Step 3: Pay your taxes - The IRS will always get their money.

This is a great tax bracket calculator - https://www.taxact.com/tools/tax-bracket-calculator

The section you need to look at is the “tax as % of income” this is the percentage you will need to withhold for taxes. Example - you’re single and make $60,000. You’ll pay 17.9% of your income in taxes. Then you’ll want to pay your taxes on these dates - April 15, June 15, September 15 and January 15. And, again accountants help….

Step 4: Emergency Fund

Being self-employed means you might have great months, followed by horrible months, so you’ll want to create a safety net for yourself. Rule of thumb, set aside 3-8 months of expenses, so take your expense multiply that by length of time. If you have a partner with a stable income, you might need 3-months; however, if you’re single, I would save for a minimum of 8-months.

Keep this money separate from your checking account, so you aren’t tempted to spend it - it’s the only thing that worked for me. I personally use a Capital One high-interest savings account, so I’m earning closer to 1.35% instead of .03-.08% like most banks.

Then I set-up automatic transfers on pay days, like the 1st and 15th. Personally, when I was building my emergency account, I put 80% of my savings into this account until I reached my six month expense total. Once you reach your Emergency Fund goal, you can start putting your money more fun places!

Step 5: Retirement Account

Retirement savings should be happening, even if you have monster debt, because we aren’t allowed to take loans for retirement. Retirement is going to happen whether we are prepared or forced. If you have student loan debt, consolidate your loans to receive a low rate, pay them monthly, and forget about them. Student loans are considered “good debt,” like owning a house, or car. 

So, if you’re self-employed you have a few retirement account options… however, I really only know about the accounts I use. 

Personally, I’ve established my accounts through The Vanguard Group - https://investor.vanguard.com/corporate-portal/. And I have two accounts, I contribute to a Roth IRA, which invests my after-tax income into a retirement account, and my business puts money into a SEP-IRA, which invests money into a pre-tax retirement account.

All this means is that I will be taxed on the SEP money in retirement, and the Roth IRA money will be tax-free. As you can imagine, $1,000,000 in retirement is different if you still have to be taxed. Roth money is the safest retirement money because a million dollars, is literally a million dollars. 

Step 6: Spend money on FUN - Life is too short.

After all the steps, you finally hear the answer you want to hear! Any money left-over after taxes and retirement, can either be invested with an advisor, or you can spend it.

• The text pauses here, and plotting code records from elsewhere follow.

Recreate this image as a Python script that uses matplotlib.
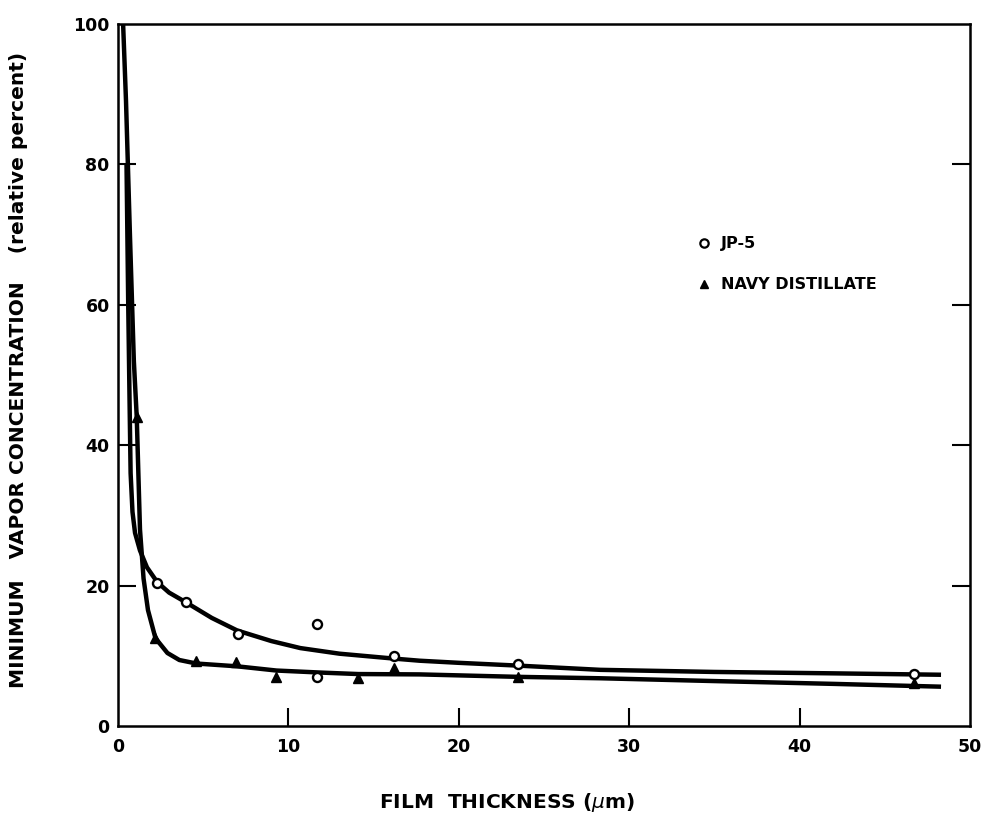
import matplotlib
matplotlib.use("Agg")
import matplotlib.pyplot as plt

# measured points
jp5_x = [2.27, 4.0, 7.05, 11.7, 11.7, 16.2, 23.5, 46.7]
jp5_y = [20.3, 17.6, 13.1, 14.6, 7.0, 10.0, 8.8, 7.4]

navy_x = [1.1, 2.17, 4.6, 6.95, 9.3, 14.1, 16.2, 23.5, 46.7]
navy_y = [44.0, 12.6, 9.2, 9.1, 7.0, 6.8, 8.2, 7.05, 6.1]

# hand-drawn fit curves
jp5_curve_x = [0.5, 0.6, 0.68, 0.74, 0.85, 1.0, 1.29, 1.7, 2.3, 3.0, 4.0, 5.5, 7.0,
               9.0, 10.7, 13.0, 16.2, 17.7, 20.0, 23.5, 28.3, 35.0, 42.0, 48.3]
jp5_curve_y = [80, 60, 46, 36, 30.5, 27.5, 25.0, 22.6, 20.5, 19.0, 17.6, 15.4, 13.6,
               12.1, 11.1, 10.3, 9.6, 9.3, 9.0, 8.6, 8.0, 7.7, 7.5, 7.3]

navy_curve_x = [0.3, 0.47, 0.7, 0.93, 1.1, 1.29, 1.5, 1.76, 2.2, 2.9, 3.6, 4.6, 7.0,
                9.3, 12.0, 14.1, 17.7, 23.5, 28.3, 35.0, 42.0, 48.3]
navy_curve_y = [100, 89, 70, 52, 44, 28, 21, 16.5, 12.5, 10.4, 9.4, 8.9, 8.5,
                7.9, 7.6, 7.4, 7.35, 7.0, 6.8, 6.4, 6.0, 5.6]

x_ticks = [0, 10, 20, 30, 40, 50]
y_ticks = [0, 20, 40, 60, 80, 100]

fig = plt.figure(figsize=(9.89, 8.25), dpi=100)
ax = fig.add_axes([118 / 989, 1 - 726 / 825, 852 / 989, 702 / 825])

ax.plot(navy_curve_x, navy_curve_y, color="black", lw=3.2, solid_capstyle="butt")
ax.plot(jp5_curve_x, jp5_curve_y, color="black", lw=3.2, solid_capstyle="butt")
ax.plot(jp5_x, jp5_y, "o", ms=6.5, mfc="white", mec="black", mew=1.7, zorder=3)
ax.plot(navy_x, navy_y, "^", ms=6.5, color="black", zorder=3)

ax.set_xlim(0, 50)
ax.set_ylim(0, 100)
ax.set_xticks(x_ticks)
ax.set_yticks(y_ticks)
ax.tick_params(axis="both", direction="in", length=13, width=1.5,
               labelsize=12.5, right=True)
ax.tick_params(axis="x", pad=9)
ax.tick_params(axis="y", pad=6)
for lab in ax.get_xticklabels() + ax.get_yticklabels():
    lab.set_fontweight("bold")
# no tick marks at the corners
for t in (ax.xaxis.get_major_ticks()[0], ax.xaxis.get_major_ticks()[-1],
          ax.yaxis.get_major_ticks()[0], ax.yaxis.get_major_ticks()[-1]):
    t.tick1line.set_visible(False)
    t.tick2line.set_visible(False)
for sp in ax.spines.values():
    sp.set_linewidth(1.8)

# legend drawn as plain text like the original
ax.plot([34.4], [68.8], "o", ms=6, mfc="white", mec="black", mew=1.6, clip_on=False)
ax.text(35.4, 68.8, "JP-5", fontsize=11.5, fontweight="bold", va="center")
ax.plot([34.4], [62.9], "^", ms=6, color="black", clip_on=False)
ax.text(35.4, 62.9, "NAVY DISTILLATE", fontsize=11.5, fontweight="bold", va="center")

fig.text(507 / 989, 1 - 803 / 825, r"FILM  THICKNESS ($\mu$m)", fontsize=14.5,
         fontweight="bold", ha="center", va="center")
fig.text(19 / 989, 1 - 370 / 825, "MINIMUM   VAPOR CONCENTRATION    (relative percent)",
         fontsize=14.5, fontweight="bold", rotation=90, ha="center", va="center")

fig.savefig("out.png", dpi=100)
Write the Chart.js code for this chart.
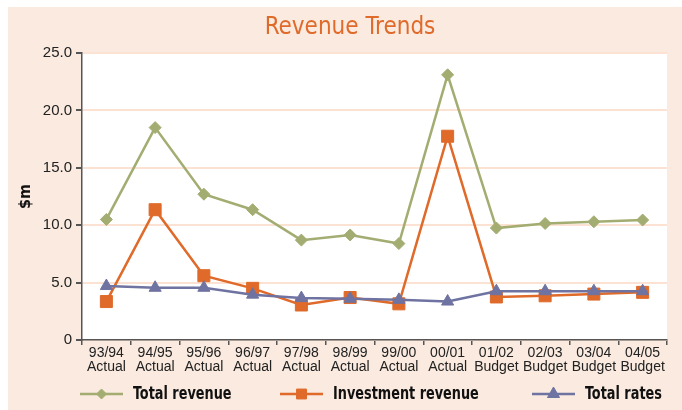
<!DOCTYPE html>
<html>
<head>
<meta charset="utf-8">
<script src="https://cdn.jsdelivr.net/npm/chart.js@4.4.1/dist/chart.umd.min.js"></script>
<style>
  html, body { margin: 0; padding: 0; background: #fff; }
  #panel { position: absolute; left: 8px; top: 7px; width: 674px; height: 403px; background: #FAEADF; }
  canvas { display: block; }
</style>
</head>
<body>
<div id="panel"><canvas id="revenueChart" width="674" height="403"></canvas></div>
<script>
  const periods = [
    ['93/94', 'Actual'], ['94/95', 'Actual'], ['95/96', 'Actual'], ['96/97', 'Actual'],
    ['97/98', 'Actual'], ['98/99', 'Actual'], ['99/00', 'Actual'], ['00/01', 'Actual'],
    ['01/02', 'Budget'], ['02/03', 'Budget'], ['03/04', 'Budget'], ['04/05', 'Budget'],
  ];
  const totalRevenue = [10.5, 18.5, 12.7, 11.35, 8.7, 9.15, 8.4, 23.1, 9.75, 10.15, 10.3, 10.45];
  const investmentRevenue = [3.35, 11.35, 5.6, 4.5, 3.05, 3.7, 3.15, 17.75, 3.75, 3.85, 4.0, 4.15];
  const totalRates = [4.7, 4.55, 4.55, 3.95, 3.65, 3.6, 3.5, 3.35, 4.25, 4.25, 4.25, 4.25];
  const yTicks = [0, 5, 10, 15, 20, 25];

  const green = '#A3AD72';
  const orange = '#DF6A2A';
  const purple = '#6F73A1';
  const narrow = '"Liberation Sans Narrow", "DejaVu Sans Condensed", "Liberation Sans", sans-serif';

  // white plot area on the peach panel
  const plotBackground = {
    id: 'plotBackground',
    beforeDraw(chart) {
      const { ctx, chartArea } = chart;
      ctx.save();
      ctx.fillStyle = '#fff';
      ctx.fillRect(chartArea.left, chartArea.top, chartArea.right - chartArea.left, chartArea.bottom - chartArea.top);
      ctx.restore();
    },
  };

  // legend drawn as line + marker + bold label, like the original
  const legendStarts = [72, 272, 524];
  const legendRadius = [5, 7, 7];
  const lineLegend = {
    id: 'lineLegend',
    afterDraw(chart) {
      const { ctx } = chart;
      const y = 387;
      ctx.save();
      chart.data.datasets.forEach((ds, i) => {
        const x = legendStarts[i];
        ctx.strokeStyle = ds.borderColor;
        ctx.lineWidth = 2.5;
        ctx.beginPath();
        ctx.moveTo(x, y);
        ctx.lineTo(x + 43, y);
        ctx.stroke();
        ctx.fillStyle = ds.backgroundColor;
        ctx.strokeStyle = ds.backgroundColor;
        ctx.lineWidth = 1;
        Chart.helpers.drawPoint(ctx, { pointStyle: ds.pointStyle, rotation: 0, radius: legendRadius[i], borderWidth: 1 }, x + 21.5, y);
        // condensed look for the bold label
        ctx.save();
        ctx.translate(x + 53, y + 1);
        ctx.scale(0.84, 1);
        ctx.fillStyle = '#111';
        ctx.font = 'bold 17px ' + narrow;
        ctx.textBaseline = 'middle';
        ctx.textAlign = 'left';
        ctx.fillText(ds.label, 0, 0);
        ctx.restore();
      });
      ctx.restore();
    },
  };

  function series(label, data, color, pointStyle, radius, order) {
    return {
      label,
      data,
      order,
      borderColor: color,
      backgroundColor: color,
      borderWidth: 2.5,
      pointStyle,
      pointRadius: radius,
      pointHoverRadius: radius,
      pointBackgroundColor: color,
      pointBorderColor: color,
      pointBorderWidth: 1,
      tension: 0,
    };
  }

  const chart = new Chart(document.getElementById('revenueChart').getContext('2d'), {
    type: 'line',
    data: {
      labels: periods,
      datasets: [
        series('Total revenue', totalRevenue, green, 'rectRot', 6, 2),
        series('Investment revenue', investmentRevenue, orange, 'rect', 8.5, 1),
        series('Total rates', totalRates, purple, 'triangle', 7, 0),
      ],
    },
    options: {
      responsive: false,
      animation: false,
      events: [],
      layout: { padding: { left: 25, right: 15, top: 0, bottom: 35 } },
      plugins: {
        legend: { display: false },
        tooltip: { enabled: false },
        title: {
          display: true,
          text: 'Revenue Trends',
          color: orange,
          font: { family: narrow, size: 24, weight: 'normal', lineHeight: 1.25 },
          padding: { top: 6, bottom: 10 },
        },
      },
      scales: {
        x: {
          offset: true,
          grid: {
            offset: true,
            drawOnChartArea: false,
            color: '#555',
            tickColor: '#555',
            tickLength: 5,
            lineWidth: 1.5,
          },
          border: { color: '#555', width: 1.5 },
          ticks: {
            color: '#222',
            padding: 1,
            maxRotation: 0,
            autoSkip: false,
            font: { family: '"Liberation Sans", Arial, sans-serif', size: 14, lineHeight: 1.0 },
          },
        },
        y: {
          min: yTicks[0],
          max: yTicks[yTicks.length - 1],
          afterBuildTicks(scale) {
            scale.ticks = yTicks.map(v => ({ value: v }));
          },
          afterFit(scale) {
            scale.width = 49;
          },
          grid: {
            color: '#FBE2D2',
            lineWidth: 2,
            tickColor: '#555',
            tickLength: 6,
          },
          border: { color: '#555', width: 1.5 },
          title: {
            display: true,
            text: '$m',
            color: '#111',
            font: { family: narrow, size: 16, weight: 'bold' },
            padding: { top: -17, bottom: 0 },
          },
          ticks: {
            color: '#222',
            padding: 4,
            font: { family: '"Liberation Sans", Arial, sans-serif', size: 15 },
            callback: v => (v === 0 ? '0' : v.toFixed(1)),
          },
        },
      },
    },
    plugins: [plotBackground, lineLegend],
  });
</script>
</body>
</html>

Just make sure you’re taking care of your future-self.

In conclusion…

Remember that it took me years to learn this, and also establish a system for my finances, but the more I learned the more grounded I felt and the more I enjoyed spending money. Understanding my financial status has helped me become grounded and feel stable in my life experience. For more information, I would love to help anyone out there who’s considering leaving their steady job for self-employment, or thinking about starting a small business. Also, I know a few great financial advisors that can be very informative.

The most important part of a financial plan is to establish a plan you can stick with, and then forget about it. Money can be stressful, so the best way to earn money is to get financially grounded, and then go out into the world and create beauty. Creativity leads to revenue, so if you're ever stuck with the fear of money, or not enough, attempt to shift to a mindset of "what can I give away"  or "what can I create" and you will likely find a solution!

Creativity is the fuel of your business. Fear of money leads to bad business decisions, so just keep doing the stuff that bring you joy!